In that single moment he is redeemed, he is delivered from evil in all the ways that matter. The things he'd done, all the others he'd been willing to, the way he'd ached when Peter backed away from him in horror. The moment, fleeting but intense, when he'd felt like he was dying, when Hiro (another poor innocent, he'll be destroyed too, sooner or later and Nathan's glad he won't be around to see it) had looked at him, devastated, calling him names he'd more than earned. It's all irrelevant. The look in Peter's eyes, that hope and love that's never really died, never given out no matter how Nathan tests it, is all he needs to make everything else seem distant, all the days of betrayal and darkness and shades of grey he doesn't know his way around anymore.

All that exists now is them, the feel of Peter in his arms, real and solid, the rush of air around them and the light growing brighter and brighter, blinding them both. For the first time, he's flying and it doesn't feel like a burden, like a curse. It feels like freedom. Finally he is finished, he's flying away for the last time, and with his brother in his arms. In the end, he couldn't have asked for anything more.

The air pressure is getting worse; they'll be breaking atmosphere soon, and as he feels his skin beginning to burn he sends a silent apology to Heidi, to the kids, feeling a sudden terrible pang for the sons he'll never see again, who will grow up without a father and without really knowing who he was. Maybe that's for the best. He forces his family from his mind before his resolve starts to crack; he can't falter now.

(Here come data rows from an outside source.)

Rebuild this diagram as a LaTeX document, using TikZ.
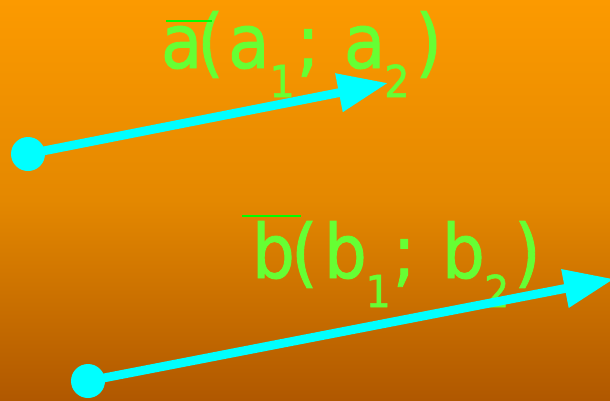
\documentclass[tikz,border=0pt]{standalone}
\usepackage{fontspec}
\usetikzlibrary{arrows.meta}
\newfontfamily\vecfont[FakeStretch=0.9,FakeBold=1.2]{DejaVu Sans}
\definecolor{bgtop}{RGB}{252,154,0}
\definecolor{bgmid}{RGB}{228,136,0}
\definecolor{bgbot}{RGB}{176,88,0}
\definecolor{txtgreen}{RGB}{102,255,51}
\definecolor{barcol}{RGB}{0,255,0}
\definecolor{veccyan}{RGB}{0,255,255}
\newcommand{\sbs}[1]{\raisebox{-29pt}{\fontsize{44}{44}\selectfont #1}}
\begin{document}
\begin{tikzpicture}[x=1pt,y=-1pt,
  vlabel/.style={anchor=base west, inner sep=0pt, outer sep=0pt, text=txtgreen,
    font=\vecfont\fontsize{75}{75}\selectfont},
  vec/.style={draw=veccyan, line width=8.8pt, -{Triangle[length=50pt,width=37pt]}},
  vdot/.style={circle, fill=veccyan, minimum size=34pt, inner sep=0pt},
  obar/.style={draw=barcol, line width=2.5pt}]
\useasboundingbox (0,0) rectangle (610,400);
\clip (0,0) rectangle (610,400);
\shade[top color=bgtop, bottom color=bgbot, middle color=bgmid] (0,0) rectangle (610,400);
% labels
\node[vlabel] (la) at (161,68) {a\kern-5pt(\kern4.5pt a\sbs{1}\kern2pt;\ \kern3pt a\kern-1pt\sbs{2}\kern6pt)};
\node[vlabel] (lb) at (252,278) {b\kern-3.6pt(\kern6.4pt b\kern-1.2pt\sbs{1}\kern2pt;\ \kern5pt b\kern-0.8pt\sbs{2}\kern5pt)};
% overlines
\coordinate (oa1) at (166,21);
\coordinate (oa2) at (212,21);
\draw[obar] (oa1) -- (oa2);
\coordinate (ob1) at (242,216);
\coordinate (ob2) at (301,216);
\draw[obar] (ob1) -- (ob2);
% vectors
\node[vdot] (sa) at (28,154) {};
\coordinate (ta) at (388,83);
\draw[vec] (sa.center) -- (ta);
\node[vdot] (sb) at (88,381) {};
\coordinate (tb) at (614,279);
\draw[vec] (sb.center) -- (tb);
\end{tikzpicture}
\end{document}
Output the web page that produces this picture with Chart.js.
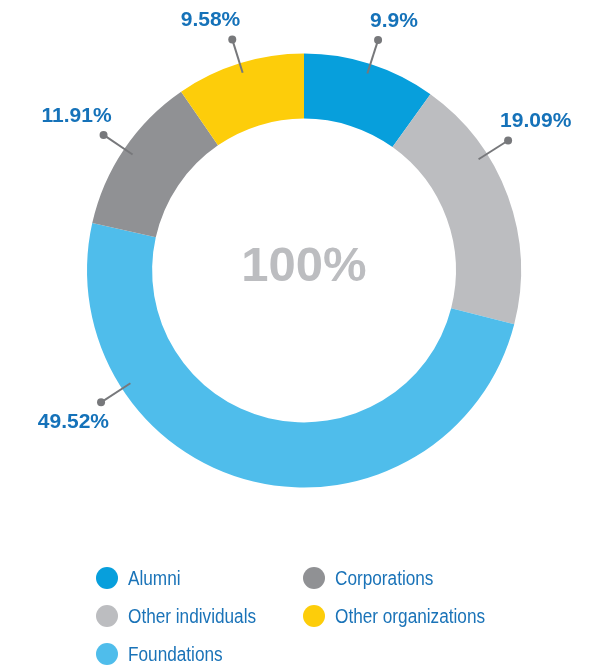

He can't see Peter anymore, the light between them forcing his eyes closed, but he can feel him trembling. His limbs heavy, he reaches numbly for Peter and pulls his head into the crook of his neck; feeling a vibration against his skin that could be an attempt at speech or an incoherent cry of pain. He doesn't want to think about how they must look by now; the burning is almost unbearable and it takes every ounce of strength he has left to keep hold of his brother, to not let him go.

Neither one of them has voiced it, but they both know there's a good chance that Peter will not come back from this. Claire's power has its limits, they know only too well, and if a shard of glass in his brain was enough to kill him it's safe to assume that every atom of his body being blown apart isn't any less deadly. Peter's mouth is still moving against his neck, words he can't hear, and he rests his fingers on what he can still identify as Peter's hair, stroking, trying even now to soothe him though it's only a matter of time before they're both screaming.

He can't save Peter, but he'll burn with him, and that's almost enough. When the sky collapses around them, seconds later, he's smiling for the first time in days.